Rodgers-Dwight Return Specialist of the Year: Jalen Nailor
With the bulk of its work done in the early signing period in December, Michigan State signed a single scholarship player on National Signing Day: Jalen Nailor. The 5-11 receiver doesn’t have the size of other Michigan State WR target Tommy Bush ― Bush signed with Georgia ― but he has speed to burn. Whether on offense, defense or special teams, he makes an impact. The Spartans coaches told him he will have a chance to contribute in the return game. He’ll be going up against some talented competition there, but there’s a reason his nickname is “Speedy.” When Nailor is in the open field, he’s lethal. This Big Ten award has existed for three years and hasn’t yet been won by a Michigan State player, but he could be the first.
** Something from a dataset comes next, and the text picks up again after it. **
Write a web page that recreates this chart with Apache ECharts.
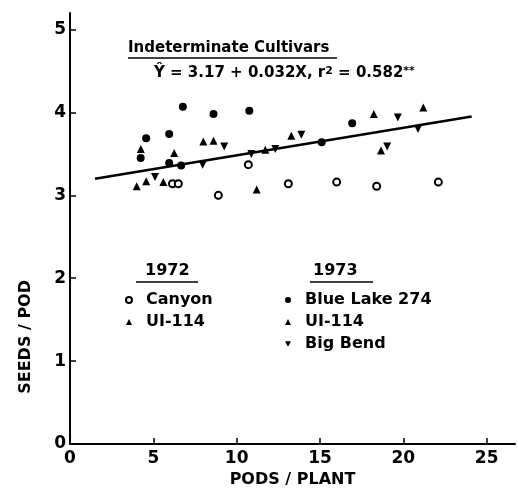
<!DOCTYPE html>
<html>
<head>
<meta charset="utf-8">
<script src="https://cdn.jsdelivr.net/npm/echarts@6/dist/echarts.min.js"></script>
<style>
  html, body { margin: 0; padding: 0; background: #fff; }
  #chart { width: 518px; height: 493px; }
</style>
</head>
<body>
<div id="chart"></div>
<script>
// values (pods per plant, seeds per pod)
const canyonX = [6.15, 6.5, 8.9, 10.7, 13.1, 16.0, 18.4, 22.1]
const canyonY = [3.14, 3.14, 3.0, 3.37, 3.14, 3.16, 3.11, 3.16]

const ui72X = [4.0, 4.57, 5.6, 11.2, 6.25, 4.25]
const ui72Y = [3.11, 3.17, 3.16, 3.07, 3.51, 3.56]

const blueLakeX = [6.77, 4.57, 5.95, 4.24, 5.95, 8.61, 10.76, 16.93, 15.1, 6.67]
const blueLakeY = [4.07, 3.69, 3.74, 3.45, 3.39, 3.98, 4.02, 3.87, 3.64, 3.36]

const ui73X = [8.0, 8.61, 11.72, 13.28, 18.23, 21.2, 18.66]
const ui73Y = [3.65, 3.66, 3.55, 3.72, 3.98, 4.06, 3.54]

const bigBendX = [5.1, 7.96, 9.25, 10.88, 12.32, 13.88, 19.67, 19.03, 20.88]
const bigBendY = [3.22, 3.37, 3.59, 3.5, 3.56, 3.73, 3.94, 3.59, 3.8]

// ends of the drawn regression line
const fitX = [1.5, 24.1]
const fitY = [3.2, 3.95]

const xTicks = [0, 5, 10, 15, 20, 25]
const yTicks = [0, 1, 2, 3, 4, 5]

const font = 'DejaVu Sans'
const downTri = 'path://M0,0 L10,0 L5,9 Z'

function pairs(xs, ys) {
  return xs.map((x, i) => [x, ys[i]])
}

function pointSeries(name, xs, ys, symbol, size, extra) {
  return Object.assign({
    name: name,
    type: 'scatter',
    symbol: symbol,
    symbolSize: size,
    itemStyle: { color: '#000', opacity: 1 },
    data: pairs(xs, ys)
  }, extra || {})
}

const chart = echarts.init(document.getElementById('chart'))

const legendBase = {
  orient: 'vertical',
  itemWidth: 6,
  itemHeight: 6,
  itemGap: 6,
  selectedMode: false,
  formatter: name => name.replace(/ 197\d$/, ''),
  textStyle: {
    fontFamily: font,
    fontSize: 16,
    fontWeight: 'bold',
    color: '#000',
    padding: [0, 0, 0, 9]
  }
}

const labelStyle = {
  fontFamily: font,
  fontSize: 17,
  fontWeight: 'bold',
  color: '#000'
}

chart.setOption({
  animation: false,
  backgroundColor: '#fff',
  grid: {
    left: 70,
    right: 3,
    top: 13,
    bottom: 47
  },
  legend: [
    Object.assign({ left: 120, top: 287, data: ['Canyon', 'UI-114 1972'] }, legendBase),
    Object.assign({ left: 280, top: 287, data: ['Blue Lake 274', 'UI-114 1973', 'Big Bend'] }, legendBase)
  ],
  xAxis: {
    type: 'value',
    min: 0,
    max: 26.7,
    interval: 5,
    name: 'PODS / PLANT',
    nameLocation: 'middle',
    nameGap: 28,
    nameTextStyle: Object.assign({}, labelStyle, { fontSize: 16 }),
    splitLine: { show: false },
    axisLine: { lineStyle: { color: '#000', width: 2 } },
    axisTick: { inside: true, length: 6, lineStyle: { color: '#000', width: 1.5 } },
    axisLabel: Object.assign({
      margin: 6,
      showMaxLabel: false,
      formatter: v => (xTicks.indexOf(v) >= 0 ? String(v) : '')
    }, labelStyle)
  },
  yAxis: {
    type: 'value',
    min: 0,
    max: 5.2,
    interval: 1,
    splitLine: { show: false },
    axisLine: { lineStyle: { color: '#000', width: 2 } },
    axisTick: { inside: true, length: 6, lineStyle: { color: '#000', width: 1.5 } },
    axisLabel: Object.assign({
      margin: 4,
      showMaxLabel: false,
      formatter: v => (yTicks.indexOf(v) >= 0 ? String(v) : '')
    }, labelStyle)
  },
  graphic: [
    {
      type: 'text',
      left: 18,
      top: 280,
      rotation: Math.PI / 2,
      originX: 0,
      originY: 0,
      style: {
        x: 0, y: 0,
        text: 'SEEDS / POD',
        fontFamily: font,
        fontSize: 16,
        fontWeight: 'bold',
        fill: '#000',
        align: 'center',
        verticalAlign: 'middle'
      },
      z: 10
    },
    {
      type: 'text',
      left: 128,
      top: 41,
      style: { text: 'Indeterminate Cultivars', fontFamily: font, fontSize: 15, fontWeight: 'bold', fill: '#000' }
    },
    {
      type: 'line',
      shape: { x1: 128, y1: 58, x2: 337, y2: 58 },
      style: { stroke: '#000', lineWidth: 1.5 }
    },
    {
      type: 'text',
      left: 154,
      top: 66,
      style: {
        text: 'Ŷ = 3.17 + 0.032X, r{sup|2} = 0.582{sup|**}',
        fontFamily: font,
        fontSize: 15,
        fontWeight: 'bold',
        fill: '#000',
        rich: {
          sup: { fontFamily: font, fontSize: 11, fontWeight: 'bold', verticalAlign: 'top', fill: '#000' }
        }
      }
    },
    {
      type: 'text',
      left: 145,
      top: 263,
      style: { text: '1972', fontFamily: font, fontSize: 16, fontWeight: 'bold', fill: '#000' }
    },
    {
      type: 'line',
      shape: { x1: 136, y1: 282, x2: 198, y2: 282 },
      style: { stroke: '#000', lineWidth: 1.5 }
    },
    {
      type: 'text',
      left: 313,
      top: 263,
      style: { text: '1973', fontFamily: font, fontSize: 16, fontWeight: 'bold', fill: '#000' }
    },
    {
      type: 'line',
      shape: { x1: 310, y1: 282, x2: 373, y2: 282 },
      style: { stroke: '#000', lineWidth: 1.5 }
    }
  ],
  series: [
    {
      name: 'fit',
      type: 'line',
      showSymbol: false,
      silent: true,
      lineStyle: { color: '#000', width: 2.5 },
      data: pairs(fitX, fitY)
    },
    pointSeries('Canyon', canyonX, canyonY, 'emptyCircle', 7, {
      itemStyle: { color: '#000', borderColor: '#000', borderWidth: 2, opacity: 1 }
    }),
    pointSeries('UI-114 1972', ui72X, ui72Y, 'triangle', 8),
    pointSeries('Blue Lake 274', blueLakeX, blueLakeY, 'circle', 8),
    pointSeries('UI-114 1973', ui73X, ui73Y, 'triangle', 8),
    pointSeries('Big Bend', bigBendX, bigBendY, downTri, 8)
  ]
})
</script>
</body>
</html>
William V. Campbell Trophy: Ja’Vez Alexander
If you don’t recognize the name of this national award, it’s often referred to as the Academic Heisman. And if you don’t recognize Ja’Vez Alexander’s name, he was an under-the-radar addition during the early signing period. A dual-threat quarterback from Sandusky (Ohio) who impressed Michigan State with his receiver skills at camp, he could earn himself some good playing time once he’s learned the position. And it’s tough to bet against a cerebral person like him. He enrolled early not just to learn the playbook, but also so that he can get ahead on engineering classes.
The last Big Ten winner of this award was Penn State’s John Urschel, who left the NFL in 2017 to pursue a Ph.D. at MIT. In a few years, Alexander could be next.